What you will do: Omit all images. Write out the rest of the material exactly.

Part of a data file
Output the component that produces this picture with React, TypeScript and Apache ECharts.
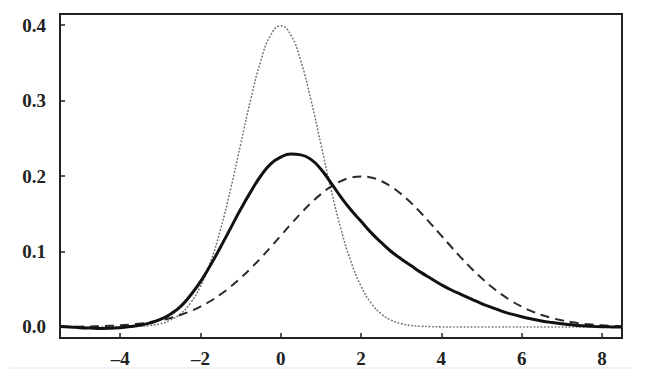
import React, { useEffect, useRef } from 'react';
import * as echarts from 'echarts';

const xValues = [
  -5.5, -5.25, -5, -4.75, -4.5, -4.25, -4, -3.75, -3.5, -3.25, -3, -2.75, -2.5, -2.25, -2, -1.75,
  -1.5, -1.25, -1, -0.75, -0.5, -0.25, 0, 0.25, 0.5, 0.75, 1, 1.25, 1.5, 1.75, 2, 2.25, 2.5, 2.75,
  3, 3.25, 3.5, 3.75, 4, 4.25, 4.5, 4.75, 5, 5.25, 5.5, 5.75, 6, 6.25, 6.5, 6.75, 7, 7.25, 7.5,
  7.75, 8, 8.25, 8.5,
];

// dotted curve (narrow, peak 0.4 at 0)
const dottedValues = [
  0, 0, 0, 0, 0, 0, 0.0001, 0.0004, 0.0009, 0.002, 0.0044, 0.0091, 0.0175, 0.0317, 0.054, 0.0863,
  0.1295, 0.1826, 0.242, 0.3011, 0.3521, 0.3867, 0.3989, 0.3867, 0.3521, 0.3011, 0.242, 0.1826,
  0.1295, 0.0863, 0.054, 0.0317, 0.0175, 0.0091, 0.0044, 0.002, 0.0009, 0.0004, 0.0001, 0, 0, 0,
  0, 0, 0, 0, 0, 0, 0, 0, 0, 0, 0, 0, 0, 0, 0,
];

// dashed curve (wide, peak 0.2 at 2)
const dashedValues = [
  0.0002, 0.0003, 0.0004, 0.0007, 0.001, 0.0015, 0.0022, 0.0032, 0.0045, 0.0064, 0.0088, 0.0119,
  0.0159, 0.0209, 0.027, 0.0344, 0.0432, 0.0533, 0.0648, 0.0775, 0.0913, 0.1059, 0.121, 0.136,
  0.1506, 0.1641, 0.176, 0.1859, 0.1933, 0.1979, 0.1995, 0.1979, 0.1933, 0.1859, 0.176, 0.1641,
  0.1506, 0.136, 0.121, 0.1059, 0.0913, 0.0775, 0.0648, 0.0533, 0.0432, 0.0344, 0.027, 0.0209,
  0.0159, 0.0119, 0.0088, 0.0064, 0.0045, 0.0032, 0.0022, 0.0015, 0.001,
];

// solid curve (skewed, peak 0.23 near 0.25)
const solidValues = [
  0.0005, 0, -0.001, -0.0015, -0.002, -0.0018, -0.001, 0.0005, 0.0025, 0.0055, 0.01, 0.017, 0.027,
  0.042, 0.06, 0.082, 0.106, 0.131, 0.156, 0.179, 0.2, 0.216, 0.225, 0.229, 0.228, 0.222, 0.209,
  0.191, 0.172, 0.155, 0.14, 0.125, 0.112, 0.1, 0.09, 0.081, 0.072, 0.064, 0.056, 0.049, 0.043,
  0.037, 0.031, 0.026, 0.021, 0.017, 0.0135, 0.0105, 0.008, 0.006, 0.0043, 0.0028, 0.0016, 0.0008,
  0.0003, 0.0001, 0,
];

const xTickValues = [-4, -2, 0, 2, 4, 6, 8];
const xTickLabels = ['\u20134', '\u20132', '0', '2', '4', '6', '8'];
const yTickValues = [0, 0.1, 0.2, 0.3, 0.4];
const yTickLabels = ['0.0', '0.1', '0.2', '0.3', '0.4'];

const labelFont = {
  fontFamily: 'Liberation Serif',
  fontWeight: 'bold' as const,
  fontSize: 19,
  color: '#222',
};

export default function App() {
  const ref = useRef<HTMLDivElement>(null);

  useEffect(() => {
    if (!ref.current) return;
    const chart = echarts.init(ref.current, null, { renderer: 'svg' });
    const pairs = (ys: number[]) => xValues.map((x, i) => [x, ys[i]]);
    const findLabel = (vals: number[], labels: string[], v: number) => {
      const i = vals.findIndex((t) => Math.abs(t - v) < 1e-6);
      return i >= 0 ? labels[i] : '';
    };

    chart.setOption({
      animation: false,
      backgroundColor: '#ffffff',
      grid: {
        left: 60,
        right: 28,
        top: 14,
        bottom: 47,
        show: true,
        borderColor: '#222',
        borderWidth: 2,
        backgroundColor: 'transparent',
      },
      xAxis: {
        type: 'value',
        min: -5.5,
        max: 8.5,
        axisLine: { show: true, onZero: false, lineStyle: { color: '#222', width: 2 } },
        axisTick: {
          show: true,
          inside: true,
          length: 5,
          customValues: xTickValues,
          lineStyle: { color: '#222', width: 1.5 },
        },
        axisLabel: {
          ...labelFont,
          margin: 11,
          customValues: xTickValues,
          formatter: (v: number) => findLabel(xTickValues, xTickLabels, v),
        },
        splitLine: { show: false },
      },
      yAxis: {
        type: 'value',
        min: -0.0146,
        max: 0.4146,
        axisLine: { show: true, onZero: false, lineStyle: { color: '#222', width: 2 } },
        axisTick: {
          show: true,
          inside: true,
          length: 5,
          customValues: yTickValues,
          lineStyle: { color: '#222', width: 1.5 },
        },
        axisLabel: {
          ...labelFont,
          margin: 14,
          customValues: yTickValues,
          formatter: (v: number) => findLabel(yTickValues, yTickLabels, v),
        },
        splitLine: { show: false },
      },
      graphic: [
        {
          type: 'line',
          shape: { x1: 10, y1: 368, x2: 631, y2: 368 },
          style: { stroke: '#e4e4e4', lineWidth: 1 },
          silent: true,
        },
      ],
      series: [
        {
          name: 'dotted',
          type: 'line',
          data: pairs(dottedValues),
          smooth: 0.5,
          showSymbol: false,
          lineStyle: { color: '#727272', width: 1.6, type: [0.5, 3], cap: 'round' },
          z: 2,
        },
        {
          name: 'dashed',
          type: 'line',
          data: pairs(dashedValues),
          smooth: 0.5,
          showSymbol: false,
          lineStyle: { color: '#2a2a2a', width: 2, type: [9, 6] },
          z: 3,
        },
        {
          name: 'solid',
          type: 'line',
          data: pairs(solidValues),
          smooth: 0.5,
          showSymbol: false,
          lineStyle: { color: '#111', width: 3 },
          z: 4,
        },
      ],
    });

    return () => chart.dispose();
  }, []);

  return (
    <div
      ref={ref}
      style={{ position: 'absolute', left: 0, top: 0, width: 650, height: 385 }}
    />
  );
}
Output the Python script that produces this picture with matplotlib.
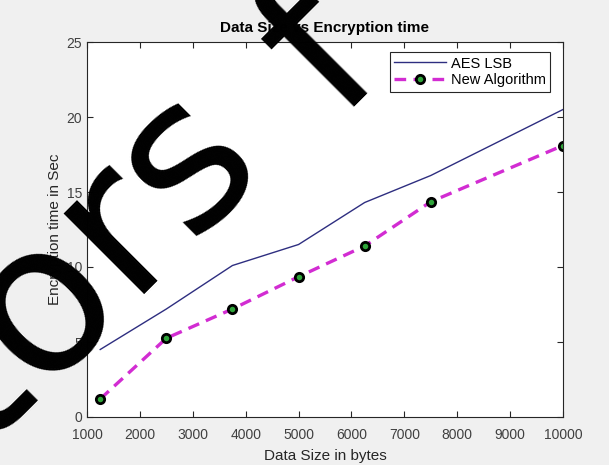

Written reply:
Output the component that produces this picture with React, TypeScript and Apache ECharts.
import React, { useEffect, useRef } from 'react';
import * as echarts from 'echarts';

const xValues = [
  -5.5, -5.25, -5, -4.75, -4.5, -4.25, -4, -3.75, -3.5, -3.25, -3, -2.75, -2.5, -2.25, -2, -1.75,
  -1.5, -1.25, -1, -0.75, -0.5, -0.25, 0, 0.25, 0.5, 0.75, 1, 1.25, 1.5, 1.75, 2, 2.25, 2.5, 2.75,
  3, 3.25, 3.5, 3.75, 4, 4.25, 4.5, 4.75, 5, 5.25, 5.5, 5.75, 6, 6.25, 6.5, 6.75, 7, 7.25, 7.5,
  7.75, 8, 8.25, 8.5,
];

// dotted curve (narrow, peak 0.4 at 0)
const dottedValues = [
  0, 0, 0, 0, 0, 0, 0.0001, 0.0004, 0.0009, 0.002, 0.0044, 0.0091, 0.0175, 0.0317, 0.054, 0.0863,
  0.1295, 0.1826, 0.242, 0.3011, 0.3521, 0.3867, 0.3989, 0.3867, 0.3521, 0.3011, 0.242, 0.1826,
  0.1295, 0.0863, 0.054, 0.0317, 0.0175, 0.0091, 0.0044, 0.002, 0.0009, 0.0004, 0.0001, 0, 0, 0,
  0, 0, 0, 0, 0, 0, 0, 0, 0, 0, 0, 0, 0, 0, 0,
];

// dashed curve (wide, peak 0.2 at 2)
const dashedValues = [
  0.0002, 0.0003, 0.0004, 0.0007, 0.001, 0.0015, 0.0022, 0.0032, 0.0045, 0.0064, 0.0088, 0.0119,
  0.0159, 0.0209, 0.027, 0.0344, 0.0432, 0.0533, 0.0648, 0.0775, 0.0913, 0.1059, 0.121, 0.136,
  0.1506, 0.1641, 0.176, 0.1859, 0.1933, 0.1979, 0.1995, 0.1979, 0.1933, 0.1859, 0.176, 0.1641,
  0.1506, 0.136, 0.121, 0.1059, 0.0913, 0.0775, 0.0648, 0.0533, 0.0432, 0.0344, 0.027, 0.0209,
  0.0159, 0.0119, 0.0088, 0.0064, 0.0045, 0.0032, 0.0022, 0.0015, 0.001,
];

// solid curve (skewed, peak 0.23 near 0.25)
const solidValues = [
  0.0005, 0, -0.001, -0.0015, -0.002, -0.0018, -0.001, 0.0005, 0.0025, 0.0055, 0.01, 0.017, 0.027,
  0.042, 0.06, 0.082, 0.106, 0.131, 0.156, 0.179, 0.2, 0.216, 0.225, 0.229, 0.228, 0.222, 0.209,
  0.191, 0.172, 0.155, 0.14, 0.125, 0.112, 0.1, 0.09, 0.081, 0.072, 0.064, 0.056, 0.049, 0.043,
  0.037, 0.031, 0.026, 0.021, 0.017, 0.0135, 0.0105, 0.008, 0.006, 0.0043, 0.0028, 0.0016, 0.0008,
  0.0003, 0.0001, 0,
];

const xTickValues = [-4, -2, 0, 2, 4, 6, 8];
const xTickLabels = ['\u20134', '\u20132', '0', '2', '4', '6', '8'];
const yTickValues = [0, 0.1, 0.2, 0.3, 0.4];
const yTickLabels = ['0.0', '0.1', '0.2', '0.3', '0.4'];

const labelFont = {
  fontFamily: 'Liberation Serif',
  fontWeight: 'bold' as const,
  fontSize: 19,
  color: '#222',
};

export default function App() {
  const ref = useRef<HTMLDivElement>(null);

  useEffect(() => {
    if (!ref.current) return;
    const chart = echarts.init(ref.current, null, { renderer: 'svg' });
    const pairs = (ys: number[]) => xValues.map((x, i) => [x, ys[i]]);
    const findLabel = (vals: number[], labels: string[], v: number) => {
      const i = vals.findIndex((t) => Math.abs(t - v) < 1e-6);
      return i >= 0 ? labels[i] : '';
    };

    chart.setOption({
      animation: false,
      backgroundColor: '#ffffff',
      grid: {
        left: 60,
        right: 28,
        top: 14,
        bottom: 47,
        show: true,
        borderColor: '#222',
        borderWidth: 2,
        backgroundColor: 'transparent',
      },
      xAxis: {
        type: 'value',
        min: -5.5,
        max: 8.5,
        axisLine: { show: true, onZero: false, lineStyle: { color: '#222', width: 2 } },
        axisTick: {
          show: true,
          inside: true,
          length: 5,
          customValues: xTickValues,
          lineStyle: { color: '#222', width: 1.5 },
        },
        axisLabel: {
          ...labelFont,
          margin: 11,
          customValues: xTickValues,
          formatter: (v: number) => findLabel(xTickValues, xTickLabels, v),
        },
        splitLine: { show: false },
      },
      yAxis: {
        type: 'value',
        min: -0.0146,
        max: 0.4146,
        axisLine: { show: true, onZero: false, lineStyle: { color: '#222', width: 2 } },
        axisTick: {
          show: true,
          inside: true,
          length: 5,
          customValues: yTickValues,
          lineStyle: { color: '#222', width: 1.5 },
        },
        axisLabel: {
          ...labelFont,
          margin: 14,
          customValues: yTickValues,
          formatter: (v: number) => findLabel(yTickValues, yTickLabels, v),
        },
        splitLine: { show: false },
      },
      graphic: [
        {
          type: 'line',
          shape: { x1: 10, y1: 368, x2: 631, y2: 368 },
          style: { stroke: '#e4e4e4', lineWidth: 1 },
          silent: true,
        },
      ],
      series: [
        {
          name: 'dotted',
          type: 'line',
          data: pairs(dottedValues),
          smooth: 0.5,
          showSymbol: false,
          lineStyle: { color: '#727272', width: 1.6, type: [0.5, 3], cap: 'round' },
          z: 2,
        },
        {
          name: 'dashed',
          type: 'line',
          data: pairs(dashedValues),
          smooth: 0.5,
          showSymbol: false,
          lineStyle: { color: '#2a2a2a', width: 2, type: [9, 6] },
          z: 3,
        },
        {
          name: 'solid',
          type: 'line',
          data: pairs(solidValues),
          smooth: 0.5,
          showSymbol: false,
          lineStyle: { color: '#111', width: 3 },
          z: 4,
        },
      ],
    });

    return () => chart.dispose();
  }, []);

  return (
    <div
      ref={ref}
      style={{ position: 'absolute', left: 0, top: 0, width: 650, height: 385 }}
    />
  );
}
Output the Python script that produces this picture with matplotlib.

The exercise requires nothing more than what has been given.